:: Data section

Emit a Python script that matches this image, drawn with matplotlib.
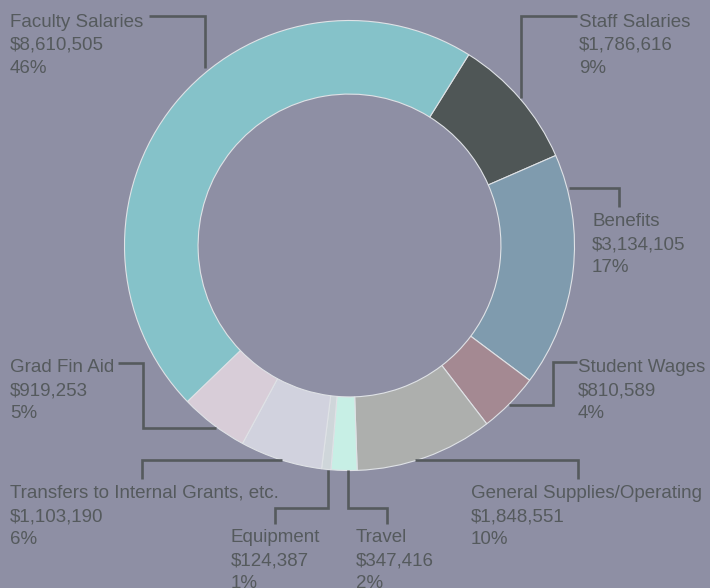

::::
:: Data section

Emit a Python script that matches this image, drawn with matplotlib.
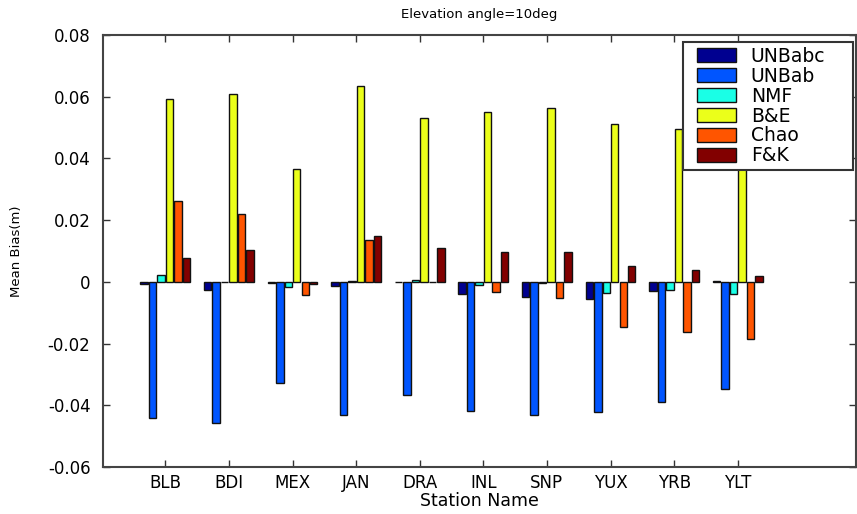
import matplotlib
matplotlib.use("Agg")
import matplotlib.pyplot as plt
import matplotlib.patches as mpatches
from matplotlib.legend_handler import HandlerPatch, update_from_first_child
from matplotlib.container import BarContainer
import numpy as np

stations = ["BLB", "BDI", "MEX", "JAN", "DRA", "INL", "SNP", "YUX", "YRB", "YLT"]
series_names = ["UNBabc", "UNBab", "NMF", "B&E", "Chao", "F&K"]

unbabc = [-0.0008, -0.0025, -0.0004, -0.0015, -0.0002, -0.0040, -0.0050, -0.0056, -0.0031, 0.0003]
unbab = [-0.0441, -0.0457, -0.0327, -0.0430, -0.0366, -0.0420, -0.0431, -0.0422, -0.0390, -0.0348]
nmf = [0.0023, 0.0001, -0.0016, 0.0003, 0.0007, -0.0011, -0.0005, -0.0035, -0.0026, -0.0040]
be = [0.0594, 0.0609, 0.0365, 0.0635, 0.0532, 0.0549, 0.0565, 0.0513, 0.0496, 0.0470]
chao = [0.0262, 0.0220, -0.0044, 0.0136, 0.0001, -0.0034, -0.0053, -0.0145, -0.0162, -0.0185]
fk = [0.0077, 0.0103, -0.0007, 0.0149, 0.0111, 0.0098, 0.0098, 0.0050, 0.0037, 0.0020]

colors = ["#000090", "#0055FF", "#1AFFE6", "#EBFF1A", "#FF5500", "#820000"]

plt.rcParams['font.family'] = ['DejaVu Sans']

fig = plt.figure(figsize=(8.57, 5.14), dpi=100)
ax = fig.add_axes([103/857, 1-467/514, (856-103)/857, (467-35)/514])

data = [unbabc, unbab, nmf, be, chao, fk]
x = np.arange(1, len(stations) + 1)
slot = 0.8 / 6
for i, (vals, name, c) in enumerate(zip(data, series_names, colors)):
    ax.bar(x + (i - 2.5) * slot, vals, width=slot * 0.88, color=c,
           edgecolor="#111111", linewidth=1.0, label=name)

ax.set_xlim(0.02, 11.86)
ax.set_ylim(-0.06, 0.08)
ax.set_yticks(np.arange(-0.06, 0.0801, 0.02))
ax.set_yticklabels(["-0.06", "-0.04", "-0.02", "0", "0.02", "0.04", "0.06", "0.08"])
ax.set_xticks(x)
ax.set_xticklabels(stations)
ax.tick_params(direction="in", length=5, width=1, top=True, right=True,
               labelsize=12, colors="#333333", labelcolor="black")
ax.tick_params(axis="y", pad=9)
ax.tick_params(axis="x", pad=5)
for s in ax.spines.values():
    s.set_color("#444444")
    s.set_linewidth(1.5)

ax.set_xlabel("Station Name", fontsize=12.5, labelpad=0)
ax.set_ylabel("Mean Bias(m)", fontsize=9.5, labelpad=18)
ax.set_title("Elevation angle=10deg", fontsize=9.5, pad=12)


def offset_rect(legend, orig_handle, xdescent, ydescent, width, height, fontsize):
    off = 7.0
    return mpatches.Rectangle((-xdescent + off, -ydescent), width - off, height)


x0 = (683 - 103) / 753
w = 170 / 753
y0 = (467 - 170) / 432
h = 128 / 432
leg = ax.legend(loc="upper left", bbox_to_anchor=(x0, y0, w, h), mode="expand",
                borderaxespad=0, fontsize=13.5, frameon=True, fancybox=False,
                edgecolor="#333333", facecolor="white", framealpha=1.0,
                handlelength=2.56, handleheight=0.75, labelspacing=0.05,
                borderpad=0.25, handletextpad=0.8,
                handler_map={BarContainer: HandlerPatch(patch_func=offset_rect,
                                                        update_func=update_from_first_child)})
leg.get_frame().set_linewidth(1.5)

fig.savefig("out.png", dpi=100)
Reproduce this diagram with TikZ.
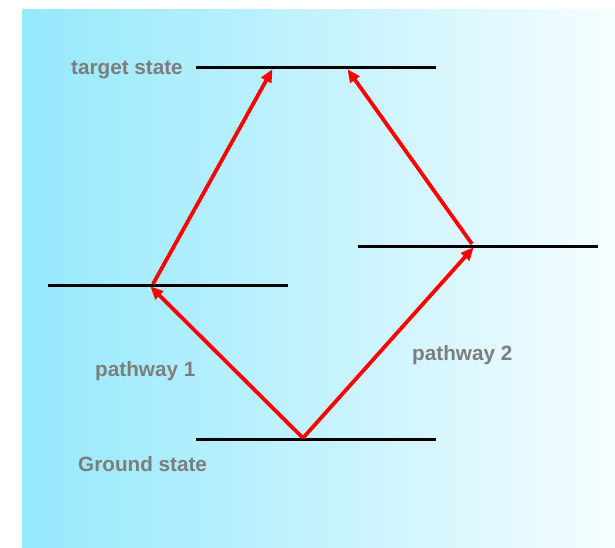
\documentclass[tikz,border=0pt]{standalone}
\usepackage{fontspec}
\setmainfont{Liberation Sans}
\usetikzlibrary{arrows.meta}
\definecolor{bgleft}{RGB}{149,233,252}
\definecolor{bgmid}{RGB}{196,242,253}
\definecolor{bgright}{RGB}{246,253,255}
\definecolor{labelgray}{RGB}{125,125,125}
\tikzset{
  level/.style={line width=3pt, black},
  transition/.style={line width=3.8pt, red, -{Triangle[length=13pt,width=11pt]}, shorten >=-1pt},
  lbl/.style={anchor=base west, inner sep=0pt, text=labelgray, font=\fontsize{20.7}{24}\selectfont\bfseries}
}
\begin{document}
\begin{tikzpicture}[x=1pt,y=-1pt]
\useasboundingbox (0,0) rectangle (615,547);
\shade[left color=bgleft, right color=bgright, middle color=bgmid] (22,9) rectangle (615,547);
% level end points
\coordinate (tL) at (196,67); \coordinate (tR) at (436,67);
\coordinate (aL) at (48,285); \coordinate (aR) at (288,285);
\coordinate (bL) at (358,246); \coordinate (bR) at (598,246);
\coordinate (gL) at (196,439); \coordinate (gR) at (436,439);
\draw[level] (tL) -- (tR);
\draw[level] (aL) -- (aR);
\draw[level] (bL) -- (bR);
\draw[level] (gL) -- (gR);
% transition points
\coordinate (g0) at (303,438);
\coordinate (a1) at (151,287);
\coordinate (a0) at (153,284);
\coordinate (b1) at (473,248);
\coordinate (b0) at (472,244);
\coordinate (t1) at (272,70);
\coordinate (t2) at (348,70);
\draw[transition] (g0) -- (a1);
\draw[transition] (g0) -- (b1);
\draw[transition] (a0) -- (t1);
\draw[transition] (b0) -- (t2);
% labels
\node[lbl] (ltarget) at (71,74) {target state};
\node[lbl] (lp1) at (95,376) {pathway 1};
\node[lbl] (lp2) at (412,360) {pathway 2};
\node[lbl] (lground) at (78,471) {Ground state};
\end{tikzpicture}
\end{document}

::::

→ Aim of the task:
Collect each line containing the string "matplotlib".

→ Result for this task:
Emit a Python script that matches this image, drawn with matplotlib.
Emit a Python script that matches this image, drawn with matplotlib.
import matplotlib
matplotlib.use("Agg")
import matplotlib.pyplot as plt
import matplotlib.patches as mpatches
from matplotlib.legend_handler import HandlerPatch, update_from_first_child
from matplotlib.container import BarContainer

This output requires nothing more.